Dr. Wilde says omicron variant concerning, too early to sound alarm
As South Dakotans gathered for the Thanksgiving holiday, coronavirus cases were continuing to climb — with the state reporting 7,250 active cases and 8 more deaths on Wednesday.
Additionally, reports of the new omicron variant continue to rise.
Dr. Mike Wilde is the Chief Medical Officer at Sanford Health. He says it is still too early to tell if it’s worth sounding the alarm over the new variant.
“Some of its genetic makeup does make it a variant of concern, however, we have seen this before with other variants and they haven’t turned out to cause that big of an issue. And then of course variants like the delta variant turn seem to be more transmissible and certainly did cause a lot of issues. So, we’re really just waiting to see.”
Wilde says getting vaccinated and taking basic COVID mitigation measures are the best precautionary measures people can take.
11/29/21 COVID Update
Note: The data presented is from the previous day — Tuesday updates include data from over the weekend (Saturday 1 pm CT - Monday 1 pm CT)
- State’s death toll: 2,328 (+8 from the previous report)
- Note: 'Death toll' indicates the number of deaths among people with COVID, but COVID may not have been the sole cause of death.
- Deaths verifiably caused by COVID: 2,071 (updated weekly)
- Active cases: 7,253 (+173)
- Eligable South Dakotans fully vaccinated: 53.25% (-7%)

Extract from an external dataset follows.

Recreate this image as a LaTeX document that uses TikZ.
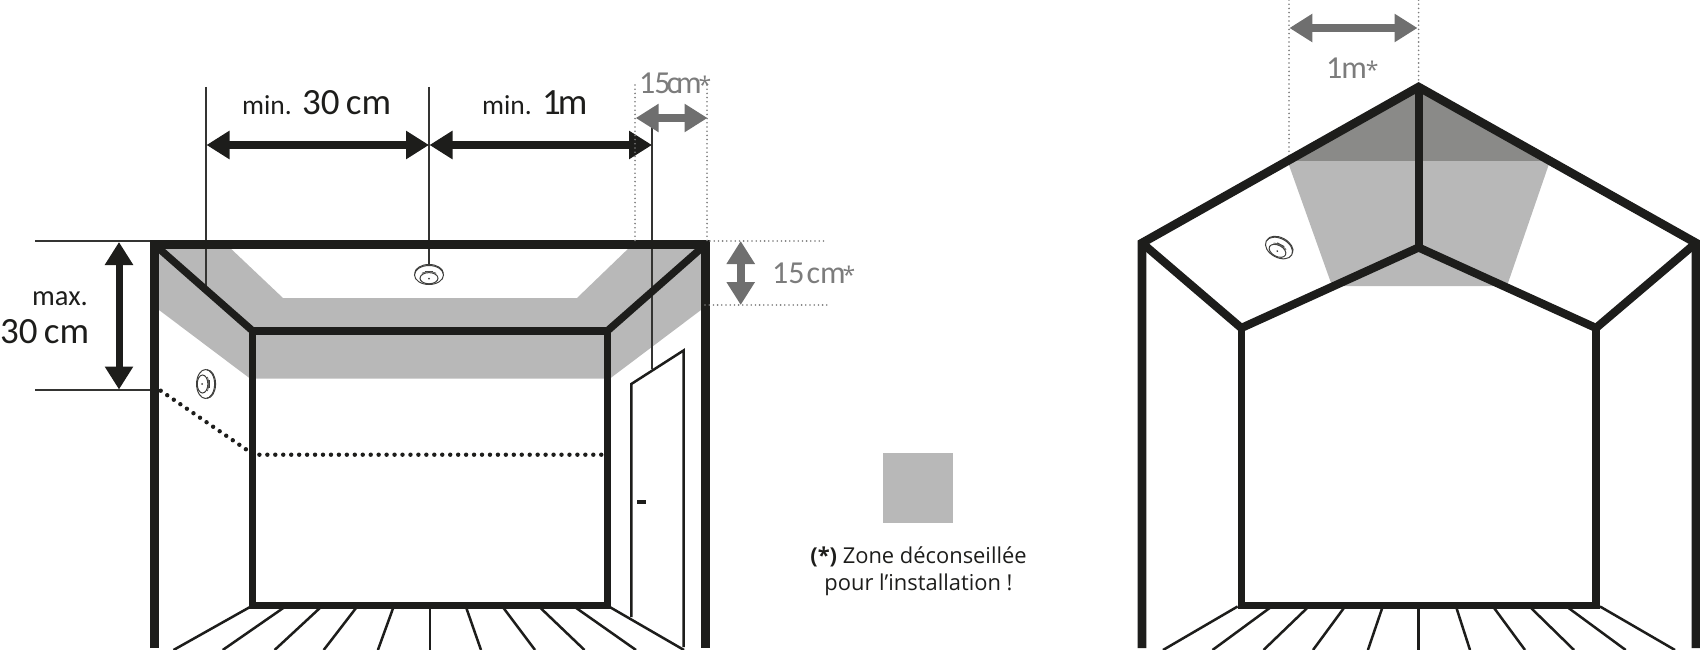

- NOTE: Percent of the population with 1-dose, series complete, and booster dose has been updated to reflect the 5+ year old population. There was a decrease of 7% from the 12+ year old population. The change was made to align with the vaccine-eligible population, which now includes children ages 5-11 years.

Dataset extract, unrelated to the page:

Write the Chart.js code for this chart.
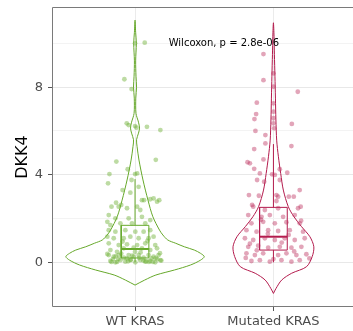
<!DOCTYPE html>
<html><head><meta charset="utf-8">
<script src="https://cdn.jsdelivr.net/npm/chart.js@4.4.1/dist/chart.umd.min.js"></script>
<style>
html,body{margin:0;padding:0;overflow:hidden;background:#fff;width:353px;height:331px;}
</style></head>
<body><canvas id="c" width="353" height="331" style="width:353px;height:331px;display:block"></canvas>
<script>
const categories = ['WT KRAS', 'Mutated KRAS'];
const yTickLabels = [0, 4, 8];
const yMinorTicks = [2, 6, 10];
const yLimits = [-2.04, 11.66];
const xLimits = [0.4, 2.575];
const pLabel = 'Wilcoxon, p = 2.8e-06';

// jittered points: horizontal jitter offset and value
const wtJitter = [0.07,0.0,-0.077,-0.025,-0.06,-0.046,0.0,0.01,0.086,0.183,0.15,-0.135,-0.185,-0.195,-0.053,0.0,0.015,-0.025,-0.09,-0.034,0.026,-0.137,-0.10,0.05,0.11,0.134,0.159,0.175,0.015,0.065,
 -0.17,-0.118,-0.058,0.038,-0.19,-0.142,-0.046,0.05,-0.2,-0.178,-0.106,-0.022,0.074,0.11,-0.19,-0.142,-0.07,0.002,0.062,0.11,-0.2,-0.154,-0.082,-0.034,0.026,0.098,0.134,
 -0.19,-0.118,-0.058,0.015,0.074,0.146,-0.178,-0.13,-0.082,-0.01,0.05,0.11,0.159,
 -0.19,-0.154,-0.118,-0.082,-0.046,-0.01,0.026,0.062,0.098,0.134,0.17,-0.178,-0.142,-0.106,-0.07,-0.034,0.002,0.038,0.074,0.11,0.146,0.183,
 -0.16,-0.1,-0.03,0.04,0.12,0.18,-0.13,-0.06,0.08,0.16,-0.2,0.0,0.19,-0.09,0.09,
 -0.17,-0.12,-0.05,0.03,0.1,0.15,-0.14,0.06,-0.02,0.13];
const wtValues = [10.03,10.0,8.36,7.91,6.35,6.27,6.22,6.15,6.19,6.04,4.68,4.6,4.03,3.61,4.25,4.03,4.06,3.76,3.30,3.18,3.45,2.72,2.62,2.84,2.88,2.92,2.77,2.84,2.54,2.84,
 2.54,2.54,2.47,2.39,2.16,2.01,2.01,2.08,1.85,1.70,1.78,1.78,1.78,1.93,1.47,1.40,1.47,1.40,1.40,1.47,1.17,1.10,1.10,1.17,1.10,1.10,1.17,
 0.87,0.79,0.82,0.79,0.87,0.79,0.56,0.48,0.64,0.67,0.64,0.56,0.64,
 0.33,0.26,0.33,0.21,0.33,0.26,0.33,0.21,0.33,0.26,0.33,0.06,0.0,0.1,0.03,0.1,0.0,0.1,0.03,0.06,0.0,0.1,
 0.15,0.4,0.12,0.45,0.18,0.42,0.02,0.18,0.05,0.14,0.38,0.48,0.08,0.95,0.98,
 0.02,0.15,0.05,0.2,0.02,0.2,0.27,0.08,0.3,0.02];

const mutJitter = [-0.072,-0.072,0.176,-0.12,-0.125,-0.137,0.133,-0.13,0.0,0.0,0.0,0.0,0.0,0.0,0.005,
 -0.058,-0.058,0.13,-0.139,-0.187,-0.17,-0.072,-0.139,-0.098,-0.01,0.01,0.046,0.10,-0.118,-0.067,0.046,0.19,-0.177,-0.105,0.022,0.034,0.111,0.147,-0.154,0.197,0.022,
 -0.146,-0.062,0.034,0.178,-0.182,-0.086,-0.026,0.07,0.154,-0.159,-0.074,0.01,0.094,0.19,-0.195,-0.122,-0.038,0.034,0.118,0.214,
 -0.206,-0.146,-0.062,0.01,0.082,0.154,0.226,-0.182,-0.11,-0.038,0.046,0.13,0.202,
 -0.195,-0.134,-0.074,0.034,0.094,0.166,0.238,-0.159,-0.098,-0.026,0.058,0.13,0.19,0.26,
 -0.12,0.06,-0.17,0.15,-0.04,0.11,-0.09,0.2,-0.2,0.0];
const mutValues = [9.51,8.32,7.79,7.29,6.77,6.54,6.32,6.0,8.63,8.02,7.26,6.88,6.58,6.35,6.12,
 5.81,5.43,5.31,5.17,4.57,4.52,4.70,4.27,4.06,4.02,3.99,4.25,4.09,3.76,3.68,3.76,3.30,3.07,3.04,3.07,3.0,3.0,3.0,2.62,2.54,2.80,
 2.54,2.39,2.47,2.47,2.16,2.08,2.16,2.08,2.16,1.78,1.85,1.78,1.83,1.78,1.47,1.40,1.47,1.43,1.47,1.40,
 1.10,1.02,1.10,1.02,1.10,1.02,1.10,0.71,0.76,0.67,0.71,0.67,0.71,
 0.41,0.33,0.41,0.33,0.41,0.33,0.37,0.06,0.10,0.03,0.10,0.03,0.10,0.18,
 0.55,0.9,0.85,0.5,1.3,1.25,1.95,1.9,0.2,0.15];

// violin outlines: value levels and relative density
const wtViolinY = [-1.04,-0.81,-0.58,-0.35,-0.12,0.1,0.26,0.41,0.56,0.71,0.87,1.02,1.25,1.47,2.08,2.84,3.76,4.67,5.3,5.6,5.9,6.13,6.4,6.8,7.5,8.0,8.5,9.2,10.0,10.5,11.06];
const wtViolinDensity = [0,0.139,0.301,0.57,0.803,0.947,1,0.947,0.857,0.713,0.588,0.473,0.402,0.354,0.258,0.187,0.115,0.057,0.029,0.022,0.05,0.065,0.05,0.014,0.011,0.022,0.014,0.009,0.019,0.009,0];
const mutViolinY = [-1.42,-1.2,-0.81,-0.5,-0.2,0.26,0.71,1.17,1.63,2.08,2.54,3.30,4.06,4.82,5.58,6.5,7.5,8.5,9.5,10.3,10.94];
const mutViolinDensity = [0,0.036,0.119,0.263,0.478,0.56,0.584,0.527,0.406,0.297,0.215,0.143,0.105,0.072,0.047,0.036,0.029,0.022,0.014,0.009,0];

// box stats: lower whisker, q1, median, q3, upper whisker
const wtBox = [0.0, 0.2, 0.61, 1.69, 3.8];
const mutBox = [0.0, 0.56, 1.17, 2.51, 5.40];

const GREEN = '#66a82a', RED = '#b31a4c';
const GREEN_PT = 'rgba(108,176,52,0.45)', RED_PT = 'rgba(186,40,88,0.42)';
const VIOLIN_HALF = 0.5, BOX_HALF = 0.1;

function pts(center, jit, vals){ return vals.map((v,i)=>({x:center+jit[i], y:v})); }
function violin(center, ys, ds){
  const right = ys.map((y,i)=>({x:center+ds[i]*VIOLIN_HALF, y}));
  const left = ys.slice(0,-1).map((y,i)=>({x:center-ds[i]*VIOLIN_HALF, y})).reverse();
  return right.concat(left);
}
function boxDs(center, b, color){
  const [lo,q1,md,q3,hi] = b;
  const base = {type:'line', showLine:true, pointRadius:0, borderColor:color, fill:false, tension:0, borderWidth:1};
  return [
    Object.assign({}, base, {data:[{x:center-BOX_HALF,y:q1},{x:center+BOX_HALF,y:q1},{x:center+BOX_HALF,y:q3},{x:center-BOX_HALF,y:q3},{x:center-BOX_HALF,y:q1}]}),
    Object.assign({}, base, {data:[{x:center,y:q3},{x:center,y:hi}]}),
    Object.assign({}, base, {data:[{x:center,y:lo},{x:center,y:q1}]}),
    Object.assign({}, base, {borderWidth:2, data:[{x:center-BOX_HALF,y:md},{x:center+BOX_HALF,y:md}]})
  ];
}

const datasets = [
  {type:'scatter', data:pts(1,wtJitter,wtValues), backgroundColor:GREEN_PT, borderWidth:0, pointRadius:2.4},
  {type:'scatter', data:pts(2,mutJitter,mutValues), backgroundColor:RED_PT, borderWidth:0, pointRadius:2.4},
  {type:'line', showLine:true, data:violin(1,wtViolinY,wtViolinDensity), borderColor:GREEN, borderWidth:1, pointRadius:0, fill:false, tension:0.3},
  {type:'line', showLine:true, data:violin(2,mutViolinY,mutViolinDensity), borderColor:RED, borderWidth:1, pointRadius:0, fill:false, tension:0.3},
  ...boxDs(1, wtBox, GREEN),
  ...boxDs(2, mutBox, RED)
];

const panelPlugin = {
  id:'panel',
  afterDraw(chart){
    const {ctx, chartArea:a, scales} = chart;
    ctx.save();
    ctx.strokeStyle = '#7a7a7a'; ctx.lineWidth = 1;
    ctx.beginPath();
    ctx.moveTo(a.right + 5, a.top + 0.5);
    ctx.lineTo(a.left + 0.5, a.top + 0.5);
    ctx.lineTo(a.left + 0.5, a.bottom - 0.5);
    ctx.lineTo(a.right + 5, a.bottom - 0.5);
    ctx.stroke();
    ctx.fillStyle = '#000';
    ctx.font = '10px "DejaVu Sans"';
    ctx.textAlign = 'center'; ctx.textBaseline = 'middle';
    ctx.fillText(pLabel, scales.x.getPixelForValue(1.642), scales.y.getPixelForValue(10.0));
    ctx.restore();
  }
};

new Chart(document.getElementById('c'), {
  type:'scatter',
  data:{datasets},
  options:{
    responsive:false, animation:false,
    layout:{autoPadding:false, padding:{top:7, right:0, left:0, bottom:0}},
    plugins:{legend:{display:false}, tooltip:{enabled:false}},
    scales:{
      x:{type:'linear', min:xLimits[0], max:xLimits[1],
        afterBuildTicks(s){ s.ticks = categories.map((c,i)=>({value:i+1})); },
        afterFit(s){ s.height = 24; s.paddingLeft = 0; s.paddingRight = 0; },
        ticks:{callback:(v)=>categories[Math.round(v)-1], color:'#4d4d4d', font:{family:'DejaVu Sans', size:13}, padding:3, autoSkip:false, maxRotation:0},
        grid:{color:'#ebebeb', lineWidth:1, tickLength:4, tickColor:'#555', drawTicks:true},
        border:{display:false}
      },
      y:{type:'linear', min:yLimits[0], max:yLimits[1],
        afterBuildTicks(s){ s.ticks = yTickLabels.concat(yMinorTicks).sort((a,b)=>a-b).map(v=>({value:v})); },
        afterFit(s){ s.width = 52; s.paddingTop = 0; s.paddingBottom = 0; },
        ticks:{callback:(v)=> yTickLabels.includes(v) ? String(v) : '', color:'#4d4d4d', font:{family:'DejaVu Sans', size:13}, padding:5},
        grid:{color:(c)=> yTickLabels.includes(c.tick.value) ? '#e8e8e8' : '#f3f3f3', lineWidth:1, tickLength:4,
              tickColor:(c)=> yTickLabels.includes(c.tick.value) ? '#555' : 'rgba(0,0,0,0)'},
        border:{display:false},
        title:{display:true, text:'DKK4', color:'#000', font:{family:'DejaVu Sans', size:16}, padding:{top:13.7, bottom:0}}
      }
    }
  },
  plugins:[panelPlugin]
});
</script></body></html>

- Vaccine boosters administered: 113,055
- Currently hospitalized: 234 (+3)
- Note: Currently Hospitalized numbers include COVID-19 cases and people that are in the hospital under transmission-based precautions. The number may include out-of-state cases and people.
The vaccination of children ages 5 to 11 against COVID-19 is well underway.
The Food and Drug Administration has given the OK for fully vaccinated Americans who are age 18 and older to receive a COVID-19 booster shot.
The current advice from the CDC is to mask up indoors if you live in a place with "substantial" or "high" coronavirus transmission. In South Dakota, that's all but Harding and Aurora counties.